Personal information
- Full name: Ralph Francis Broberg
- Born: 21 July 1899 Birmingham, Warwickshire, England
- Died: 3 September 1938 (aged 39) Hall Green, Worcestershire, England
- Batting: Unknown
- Bowling: Slow left-arm orthodox

Domestic team information
- 1920: Warwickshire

Career statistics
| Competition | First-class |
| Matches | 1 |
| Runs scored | 4 |
| Batting average | 4.00 |
| 100s/50s | –/– |
| Top score | 4 |
| Balls bowled | 30 |
| Wickets | – |
| Bowling average | – |
| 5 wickets in innings | – |
| 10 wickets in match | – |
| Best bowling | – |
| Catches/stumpings | –/– |
- Source: Cricinfo, 17 May 2012

= Ralph Broberg =

English cricketer

Ralph Francis Broberg (21 July 1899 – 3 September 1938) was an English cricketer. Broberg's batting style is unknown, but it is known he bowled slow left-arm orthodox. He was born at Birmingham, Warwickshire.

Broberg made a single first-class appearance for Warwickshire against Somerset at Edgbaston in the 1920 County Championship. Warwickshire won the toss and elected to bat, making 220 all out, with Broberg being dismissed for 4 runs by Philip Foy.
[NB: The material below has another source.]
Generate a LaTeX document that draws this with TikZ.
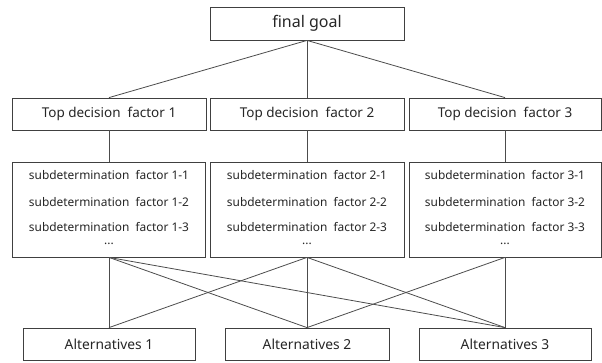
\documentclass[tikz,border=0pt]{standalone}
\usepackage{fontspec}
\setmainfont{Noto Sans}
\begin{document}
\begin{tikzpicture}[x=1pt,y=-1pt,
  box/.style={draw=black!75,line width=0.8pt,inner sep=0pt,text=black!85},
  conn/.style={draw=black!70,line width=0.8pt},
  goalfont/.style={font=\fontsize{16}{19}\selectfont},
  topfont/.style={font=\fontsize{13.5}{16}\selectfont},
  subfont/.style={font=\fontsize{11.9}{14}\selectfont,inner sep=0pt,text=black!85},
  altfont/.style={font=\fontsize{13.8}{16}\selectfont}]
\useasboundingbox (0,0) rectangle (602,362);
% goal
\node[box,goalfont,minimum width=194pt,minimum height=33pt] (goal) at (307,23.5) {final goal};
% top factors
\node[box,topfont,minimum width=194pt,minimum height=32pt] (t1) at (109,114) {Top decision\ \ factor 1};
\node[box,topfont,minimum width=194pt,minimum height=32pt] (t2) at (307,114) {Top decision\ \ factor 2};
\node[box,topfont,minimum width=192pt,minimum height=32pt] (t3) at (505,114) {Top decision\ \ factor 3};
% sub factors
\foreach \i/\x/\w in {1/109/193,2/307/194,3/505/192}{
  \node[box,minimum width=\w pt,minimum height=95pt] (s\i) at (\x,209.5) {};
  \node[subfont] (s\i a) at (\x,175) {subdetermination\ \ factor \i-1};
  \node[subfont] (s\i b) at (\x,202) {subdetermination\ \ factor \i-2};
  \node[subfont,align=center] (s\i c) at (\x,233.5) {subdetermination\ \ factor \i-3\\[-1.5pt]...};
}
% alternatives
\node[box,altfont,minimum width=172pt,minimum height=32pt] (a1) at (109,344) {Alternatives 1};
\node[box,altfont,minimum width=164pt,minimum height=32pt] (a2) at (307,344) {Alternatives 2};
\node[box,altfont,minimum width=172pt,minimum height=32pt] (a3) at (505,344) {Alternatives 3};
% connectors
\draw[conn] (goal.south) -- (t1.north);
\draw[conn] (goal.south) -- (t2.north);
\draw[conn] (goal.south) -- (t3.north);
\draw[conn] (t1.south) -- (s1.north);
\draw[conn] (t2.south) -- (s2.north);
\draw[conn] (t3.south) -- (s3.north);
\draw[conn] (s1.south) -- (a1.north);
\draw[conn] (s1.south) -- (a2.north);
\draw[conn] (s1.south) -- (a3.north);
\draw[conn] (s2.south) -- (a1.north);
\draw[conn] (s2.south) -- (a2.north);
\draw[conn] (s2.south) -- (a3.north);
\draw[conn] (s3.south) -- (a2.north);
\draw[conn] (s3.south) -- (a3.north);
\end{tikzpicture}
\end{document}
In response, Somerset made 231 all out, during which he bowled five wicketless overs for the cost of 16 runs. Warwickshire reached 98/6 in their second-innings, at which point the match was declared a draw. This was his only major appearance for Warwickshire.

He died at Hall Green, Worcestershire, on 3 September 1938.